Now we repeat the process:

transfer pig from Pending to Output, decrement its dependencies' counts;
if they reach 0 add them to Pending

And again:

transfer chicken from Pending to Output, decrement its dependencies' counts; 
if they reach 0 add them to Pending

And again:

transfer worm from Pending to Output, decrement its dependencies' counts; 
if they reach 0 add them to Pending

And finally:

transfer apple from Pending to Output, decrement its dependencies' counts; 
if they reach 0 add them to Pending

The resulting output list (egg, pig, chicken, worm, apple) shows the dependencies in “reverse” order, namely each item precedes all of its dependencies. If we want to get a list of items in order so that each item is preceded by all of its dependencies, we have to reverse the list:

[apple, worm, chicken, pig, egg]

We have one more thing to do at the end: we need to check all our nodes and make sure they all have a dependency count of 0. If some of them don’t, then those nodes are interconnected with a cycle, and the algorithm fails.

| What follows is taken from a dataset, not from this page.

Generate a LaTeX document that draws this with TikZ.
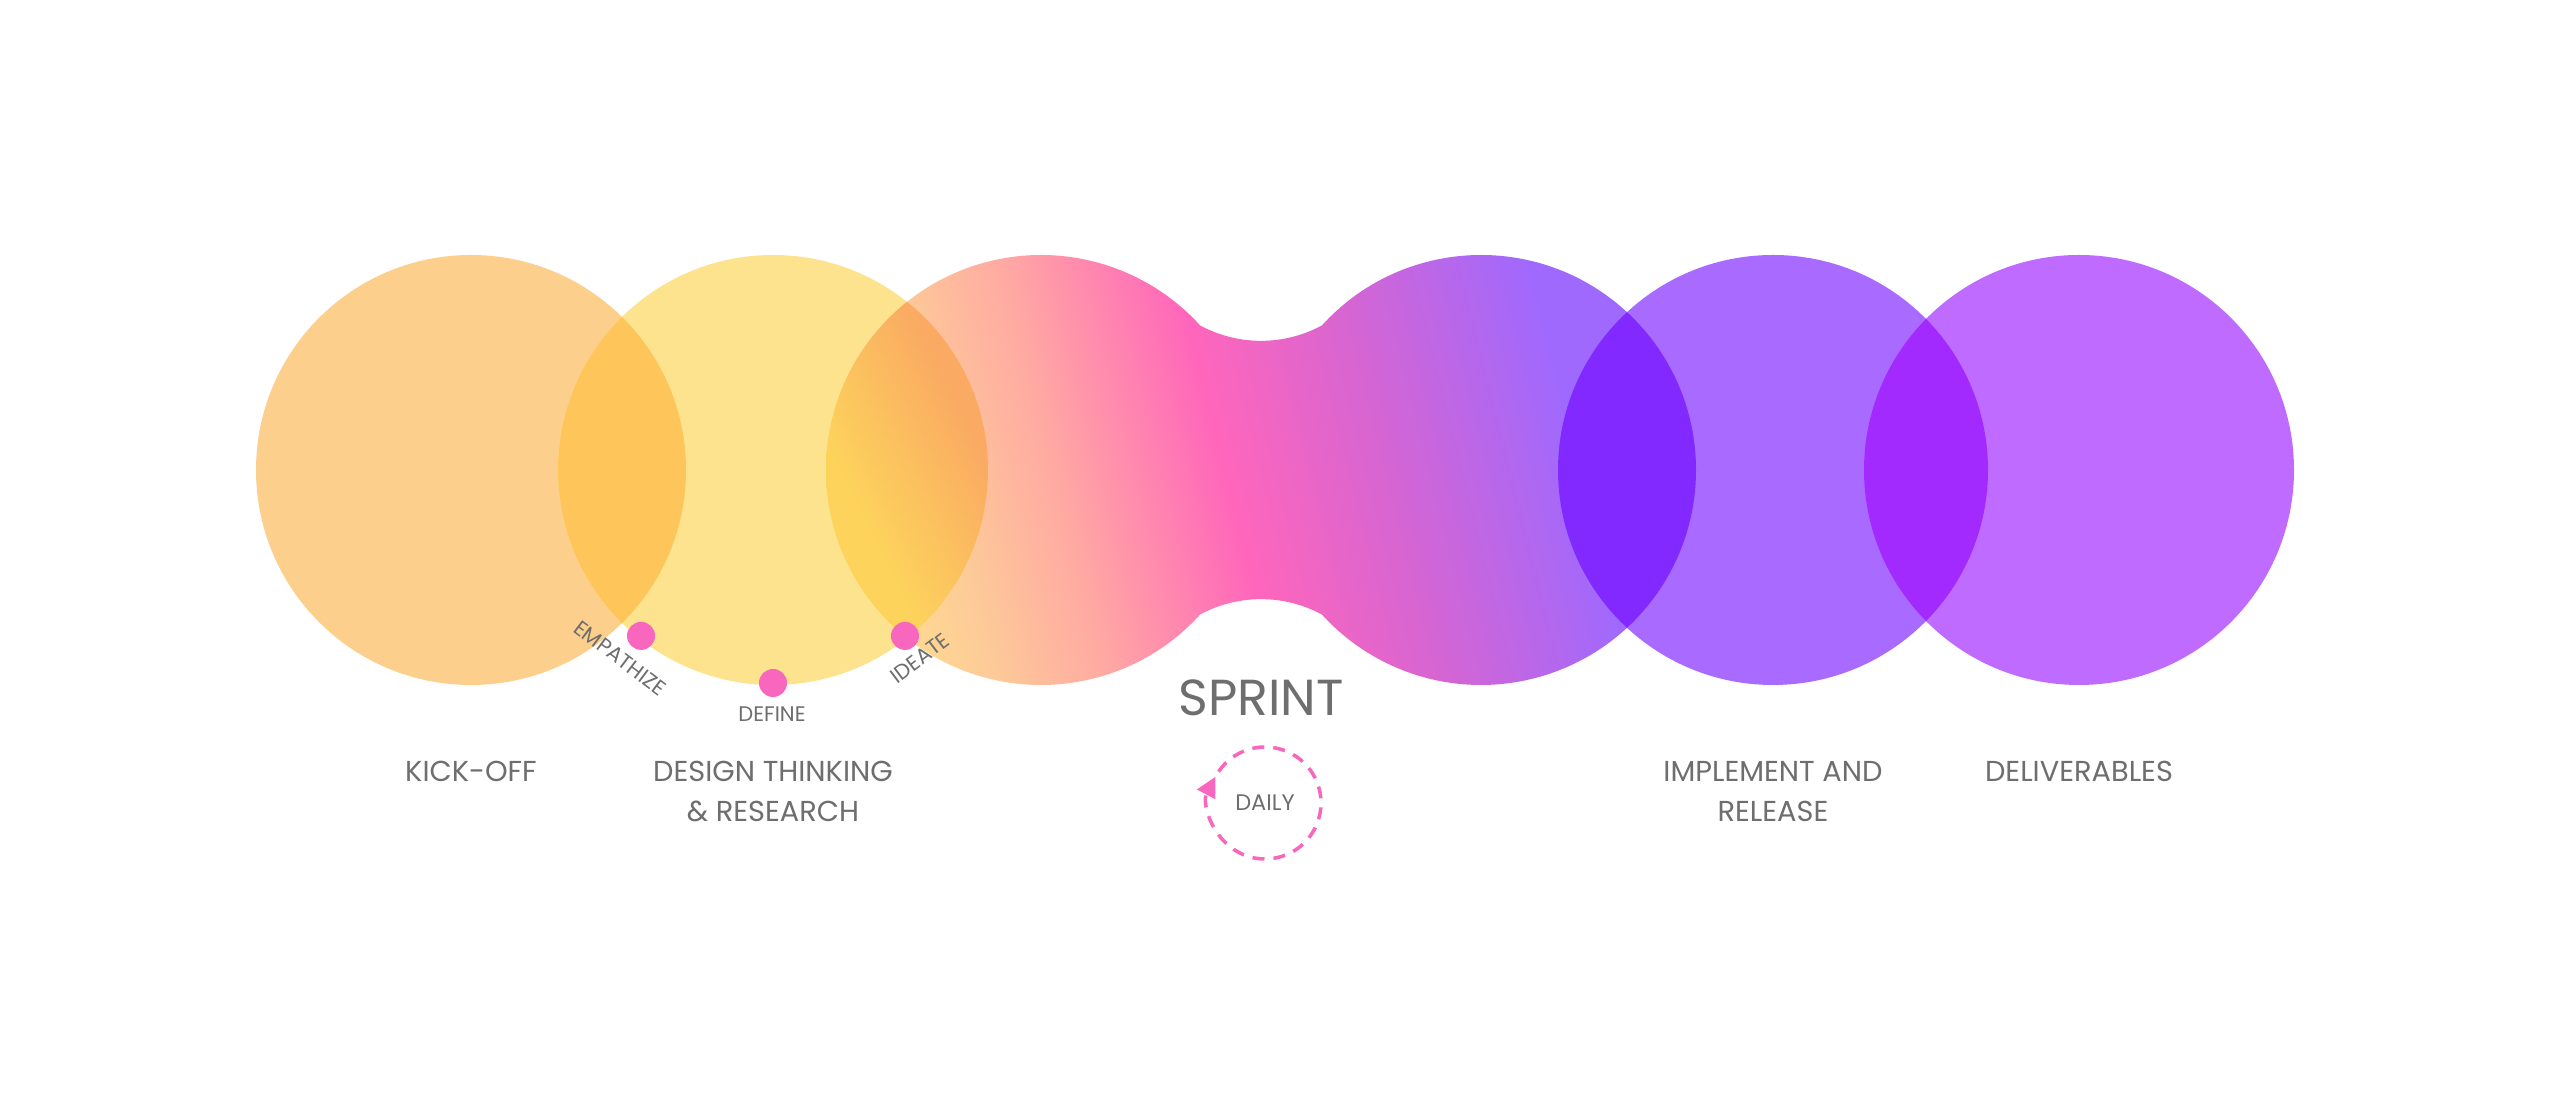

The unordered Pending set can use a queue or a stack or a hash set as an underlying data structure; the intent is to have O(1) insertion and removal costs. I’d probably use a stack since it’s the simplest.

If you study this algorithm, it’s not hard to show that the time it takes is \( aN+bE \), a weighted sum of the number of nodes and the number of edges. It’s a faster algorithm than our naïve algorithm because there’s no searching involved, at least if we store each count in an augmented structure along with the associated node. The initial scan to setup the counts requires N+E steps; the transfering to Pending and then to Output we perform once for each node, so it takes N steps; the decrementing of counts we perform once for each edge, so it takes E steps; and the reversal takes N steps (for example, pushing all items onto a stack and popping them off).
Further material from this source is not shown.